Seguramente en los próximos días se conocerán más datos del criminal que atesoraba todas las caras de la maldad. Donde tenía su campo de acción y su escondite, beneficiado por la complicada orografía del territorio colombiano, era en el centro y pacífico del país. Allí creó el infierno. Era un diablo en realidad. Mató a policías, también a soldados, líderes sociales, reclutaba menores, abusaba de niños y niñas... Y había hecho casi todos los cursos para llegar a convertirse en el líder del clan del Golfo, grupo que colocaba 800 toneladas de cocaína en Centroamérica y Estados Unidos. Antes de convertirse en el narcotraficante por el que Washington pagaba cinco millones de dólares por su captura vivo o muerto, Otoniel fue guerrillero de las AUC (Autodefensas Unidas de Colombia), paramilitar, y en su juventud se declaró marxistaleninista.
Sin embargo, Colombia es un país que se ha vuelto incrédulo, y al que parece no sorprenderle nada. Tanto es así que la captura de este criminal tiene interrogantes. Las redes sociales se llenaron de elogios hacia el Gobierno de Duque, pero también de desconfianza. Se implora que Otoniel sea extraditado a Estados Unidos. También aparece la suspicacia y se cree que esta captura y su comparación con la muerte de Escobar solo se entiende desde el punto de vista de darle bombo a la detención, porque Duque le sacará réditos electorales. Pero este Ejecutivo está tan desprestigiado que ni siquiera la captura de un tipo tan peligroso como Otoniel bastará para redimir su la baja credibilidad.
El arresto de Úsuga es importante, pero no hay colombiano que piense que es el fin del narcotráfico, del paramilitarismo y de la utilización de los campesinos para rascar la hoja de coca. Sería de ingenuos pensar que ya no habrá más capos. Seguramente en los próximos meses, el clan del Golfo, al que el Gobierno cree ha desmantelado, nombrará otro líder y el tráfico continuará. Así pasó con Pablo Escobar y su clan de Medellín. O con los Orejuela de Cali. El gran conflicto de Colombia sucede en el campo, donde el narco como negocio ayuda a la financiación de guerrillas y paramilitares.

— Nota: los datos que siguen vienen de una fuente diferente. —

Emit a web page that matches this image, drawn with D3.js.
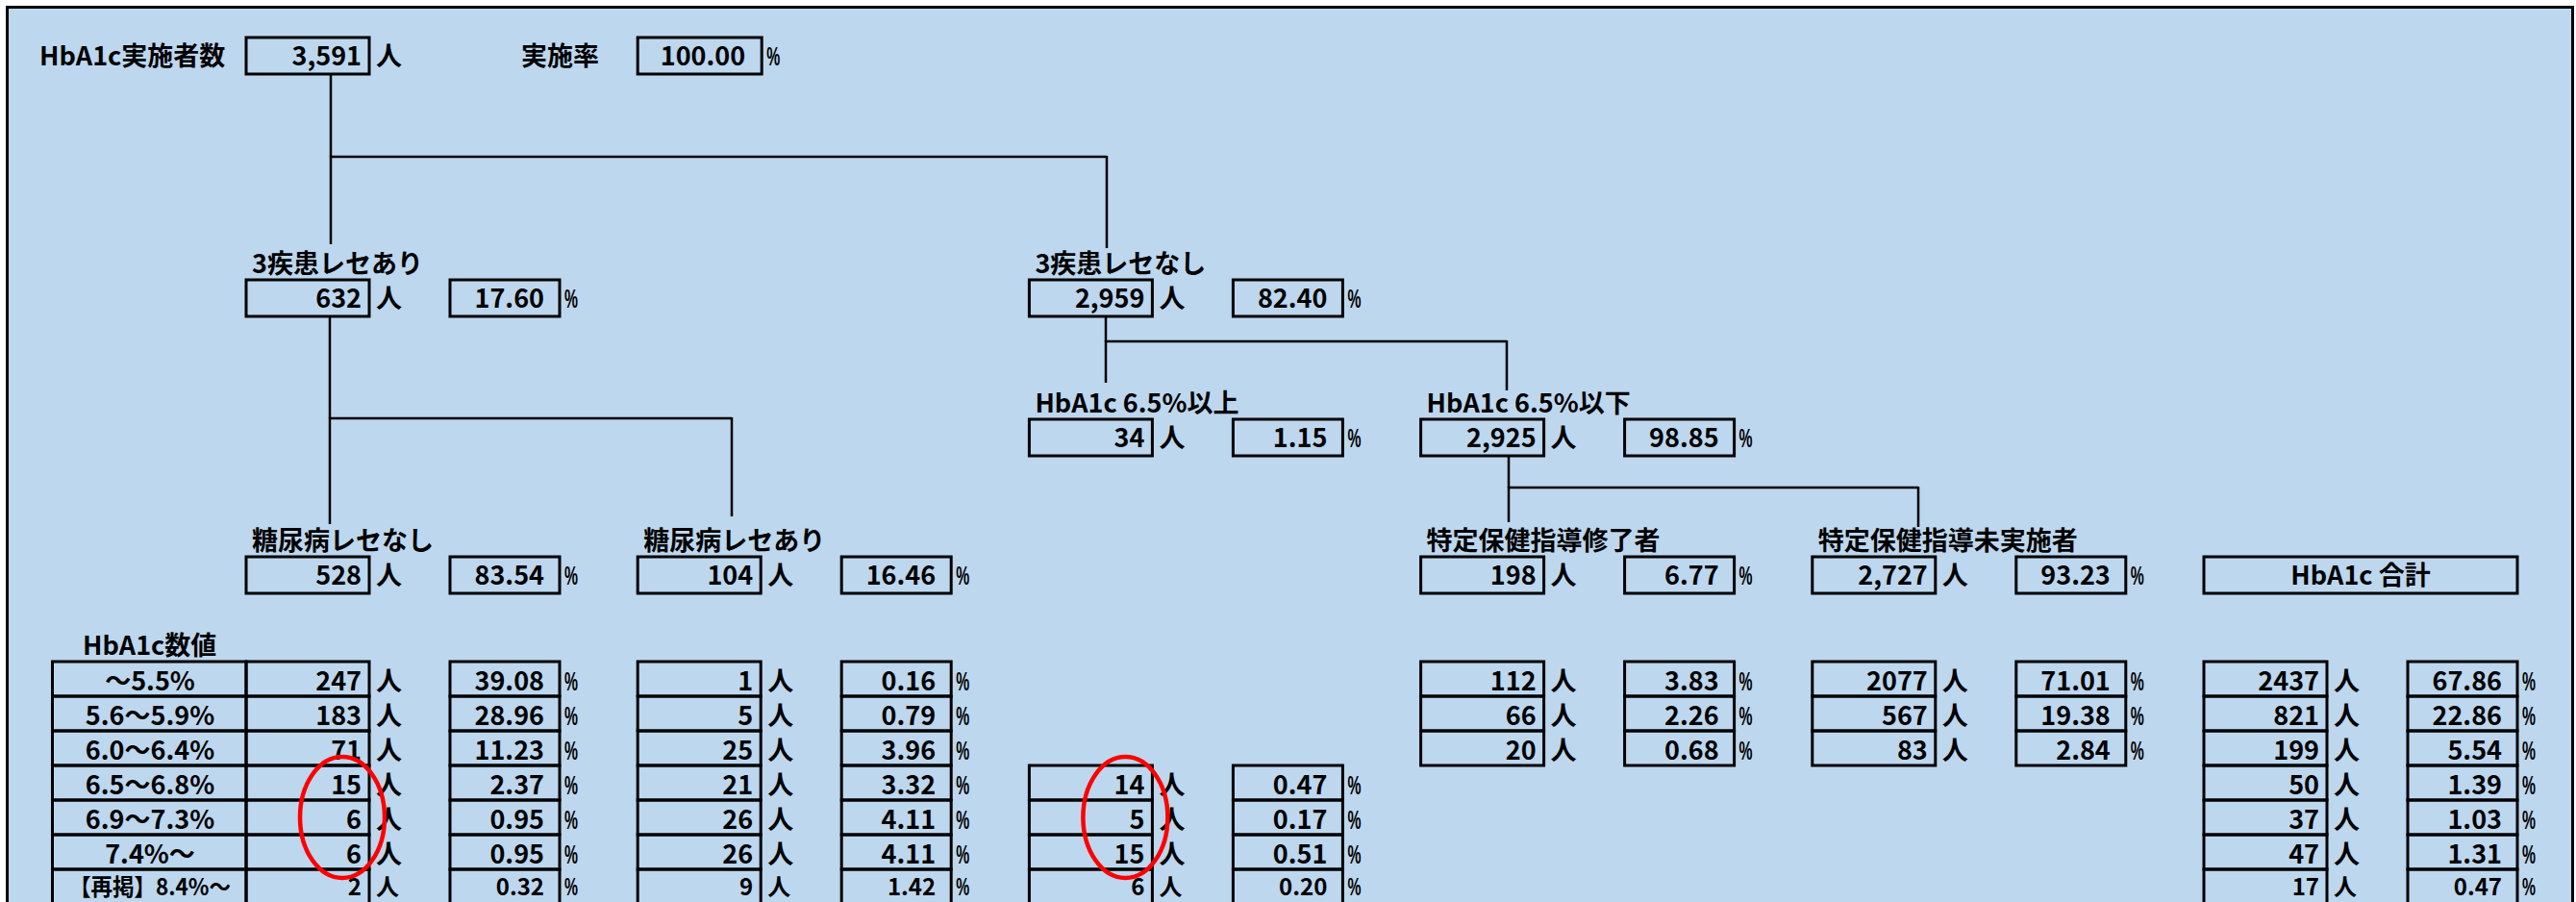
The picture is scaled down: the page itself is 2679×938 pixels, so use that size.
<!DOCTYPE html>
<html><head><meta charset="utf-8">
<script src="https://cdn.jsdelivr.net/npm/d3@7"></script>
<style>
body{margin:0;background:#fff;}
text{font-family:"Noto Sans CJK JP","Noto Sans",sans-serif;font-weight:700;fill:#000;}
text.pc{font-family:"Liberation Sans","Arial",sans-serif;font-weight:700;}
</style>
</head><body>
<svg id="c" width="2679" height="938"></svg>
<script>
// ---------------- DATA ----------------
const hba1cBands = ["～5.5%","5.6～5.9%","6.0～6.4%","6.5～6.8%","6.9～7.3%","7.4%～","【再掲】8.4%～"];
const rootLabel = "HbA1c実施者数";
const rootCount = 3591;
const rateLabel = "実施率";
const rootRate = 100.00;
const nodeLabels = ["3疾患レセあり","3疾患レセなし","糖尿病レセなし","糖尿病レセあり","HbA1c 6.5%以上","HbA1c 6.5%以下","特定保健指導修了者","特定保健指導未実施者"];
const nodeCounts = [632, 2959, 528, 104, 34, 2925, 198, 2727];
const nodePcts = [17.60, 82.40, 83.54, 16.46, 1.15, 98.85, 6.77, 93.23];
const tableTitle = "HbA1c数値";
const totalTitle = "HbA1c 合計";
const noDiabCounts = [247,183,71,15,6,6,2];
const noDiabPcts = [39.08,28.96,11.23,2.37,0.95,0.95,0.32];
const diabCounts = [1,5,25,21,26,26,9];
const diabPcts = [0.16,0.79,3.96,3.32,4.11,4.11,1.42];
const over65Counts = [null,null,null,14,5,15,6];
const over65Pcts = [null,null,null,0.47,0.17,0.51,0.20];
const guidedCounts = [112,66,20,null,null,null,null];
const guidedPcts = [3.83,2.26,0.68,null,null,null,null];
const unguidedCounts = [2077,567,83,null,null,null,null];
const unguidedPcts = [71.01,19.38,2.84,null,null,null,null];
const totalCounts = [2437,821,199,50,37,47,17];
const totalPcts = [67.86,22.86,5.54,1.39,1.03,1.31,0.47];
const circledGroups = [0, 2];
const circledBands = ["6.5～6.8%","7.4%～"];

// ---------------- LAYOUT ----------------
const svg = d3.select("#c");
const FS = 27;
const colX = d3.scaleLinear().domain([0,5]).range([256,2292]);
const CW = 128, PW = 114, POFF = 212, BH = 38;
const levelTop = d3.scaleOrdinal().domain([0,1,2,3]).range([39,291,436,579]);
const yBand = d3.scaleBand().domain(hba1cBands).range([688,940]);
const fmtC = d3.format(",");
const fmtN = d3.format("d");
const fmtP = d3.format(".2f");

svg.append("rect").attr("x",7.5).attr("y",7.5).attr("width",2668).attr("height",980)
  .attr("fill","#BDD7EE").attr("stroke","#000").attr("stroke-width",3);

const g = svg.append("g");
function box(x,y,w,h){
  g.append("rect").attr("x",x).attr("y",y).attr("width",w).attr("height",h)
   .attr("fill","none").attr("stroke","#000").attr("stroke-width",3);
}
function txt(x,y,s,anchor,maxW,fs){
  const t = g.append("text").attr("x",x).attr("y",y).attr("font-size",fs||FS)
    .attr("text-anchor",anchor||"start").text(s);
  if(maxW){
    const L = t.node().getComputedTextLength();
    if(L>maxW) t.attr("textLength",maxW).attr("lengthAdjust","spacingAndGlyphs");
  }
  return t;
}
function pctSign(x,y,fs){
  g.append("text").attr("class","pc").attr("x",x).attr("y",y).attr("font-size",fs||27)
   .attr("textLength",14).attr("lengthAdjust","spacingAndGlyphs").text("%");
}

// ---- root ----
const rt = levelTop(0);
txt(41, rt+29, rootLabel);
box(colX(0), rt, CW, BH);
txt(colX(0)+CW-8, rt+29, fmtC(rootCount), "end");
txt(colX(0)+CW+7, rt+29, "人");
txt(542, rt+29, rateLabel);
box(colX(1), rt, CW+1, BH);
txt(colX(1)+CW-16, rt+29, fmtP(rootRate), "end");
pctSign(colX(1)+CW+6, rt+29);

// ---- tree nodes ----
const nodeCol = [0,2,0,1,2,3,3,4];
const nodeLvl = [1,1,3,3,2,2,3,3];
nodeLabels.forEach((lab,i)=>{
  const x = colX(nodeCol[i]), y = levelTop(nodeLvl[i]);
  txt(x+6, y-7, lab);
  box(x, y, CW, BH);
  txt(x+CW-8, y+29, fmtC(nodeCounts[i]), "end");
  txt(x+CW+7, y+29, "人");
  box(x+POFF, y, PW, BH);
  txt(x+POFF+PW-16, y+29, fmtP(nodePcts[i]), "end");
  pctSign(x+POFF+PW+5, y+29);
});

// total header box
box(colX(5), levelTop(3), POFF+PW, BH);
txt(colX(5)+(POFF+PW)/2, levelTop(3)+29, totalTitle, "middle");

// ---- connectors ----
const connectors = [
  {tx:344, ty:77,  bar:163, drops:[[344,254],[1151,258]]},
  {tx:343, ty:329, bar:435, drops:[[343,545],[761,537]]},
  {tx:1150,ty:329, bar:355, drops:[[1150,398],[1567,406]]},
  {tx:1569,ty:474, bar:507, drops:[[1569,543],[1995,548]]}
];
const line = d3.line();
connectors.forEach(c=>{
  const xs = c.drops.map(d=>d[0]);
  g.append("path").attr("d", line([[c.tx,c.ty],[c.tx,c.bar]])).attr("stroke","#000").attr("stroke-width",2.5).attr("fill","none");
  g.append("path").attr("d", line([[d3.min(xs),c.bar],[d3.max(xs),c.bar]])).attr("stroke","#000").attr("stroke-width",2.5).attr("fill","none");
  c.drops.forEach(d=>{
    g.append("path").attr("d", line([[d[0],c.bar-1],[d[0],d[1]]])).attr("stroke","#000").attr("stroke-width",2.5).attr("fill","none");
  });
});

// ---- table ----
txt(86, 681, tableTitle);
const bw = yBand.bandwidth();
const lastBand = hba1cBands[hba1cBands.length-1];
function rowBase(b){ return b===lastBand ? yBand(b)+26.7 : yBand(b)+29.5; }
function rowFS(b){ return b===lastBand ? 24 : FS; }
hba1cBands.forEach(b=>{
  box(54.5, yBand(b), colX(0)-54.5, bw);
  txt(156, rowBase(b), b, "middle", 168, rowFS(b));
});
const groups = [
  {col:0, counts:noDiabCounts, pcts:noDiabPcts},
  {col:1, counts:diabCounts, pcts:diabPcts},
  {col:2, counts:over65Counts, pcts:over65Pcts},
  {col:3, counts:guidedCounts, pcts:guidedPcts},
  {col:4, counts:unguidedCounts, pcts:unguidedPcts},
  {col:5, counts:totalCounts, pcts:totalPcts}
];
groups.forEach(gr=>{
  const x = colX(gr.col);
  hba1cBands.forEach((b,r)=>{
    if(gr.counts[r]==null) return;
    const y = yBand(b), yb = rowBase(b), fs = rowFS(b);
    box(x, y, CW, bw);
    txt(x+CW-8, yb, fmtN(gr.counts[r]), "end", null, fs);
    txt(x+CW+7, yb, "人", null, null, fs);
    box(x+POFF, y, PW, bw);
    txt(x+POFF+PW-16, yb, fmtP(gr.pcts[r]), "end", null, fs);
    pctSign(x+POFF+PW+5, yb, b===lastBand ? 25 : 27);
  });
});

// ---- red highlight ellipses ----
circledGroups.forEach(ci=>{
  const x = colX(groups[ci].col);
  const y0 = yBand(circledBands[0]), y1 = yBand(circledBands[1])+bw;
  svg.append("ellipse").attr("cx", x+CW-28).attr("cy",(y0+y1)/2)
    .attr("rx",44).attr("ry",(y1-y0)/2+9)
    .attr("fill","none").attr("stroke","#FF0000").attr("stroke-width",4.5);
});
</script>
</body></html>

Sí que es verdad que Otoniel era un objetivo demasiado valioso y atraparlo se había convertido en una obsesión para las autoridades. Y que también es una captura que se realizó en Colombia, pero que seguramente está siendo más aplaudida en Estados Unidos. Y por supuesto que es un mensaje claro para todos los capos. Pueden correr, esconderse, desaparecer, pero siempre estarán en el radar de las autoridades y más tarde que temprano serán arrestados o eliminados.
El narcotráfico es una poderosa industria multinacional de la que se benefician muchos: Estados, Gobiernos, empresas, bancos, funcionarios, políticos y bandidos profesionales. La vida en Colombia ha mostrado que ese aparato se desarrolla y se fortalece a la par con el consumo creciente.
Otoniel es el último de los herederos del negocio de las drogas. Rompió el esquema de los narcos de otra generación porque mantenía sus negocios fuera del alcance de las tecnologías. Se ocultaba en las selvas de difícil ubicación, no dormía dos veces en el mismo lugar, se encontraba en constante desplazamiento y mantenía su imperio comercial con un esquema militar de anillos de seguridad, se comunicaba con correos humanos, usaba a otras personas que hacían sus negocios e inversiones con apariencia legal... Un sistema distinto a los ya conocidos por las autoridades, novedoso y distinto, perfeccionado tras los errores de sus predecesores en el negocio.
Sin embargo, en estos momentos, para el colombiano, antes que el narcotráfico, la principal preocupación es la corrupción política.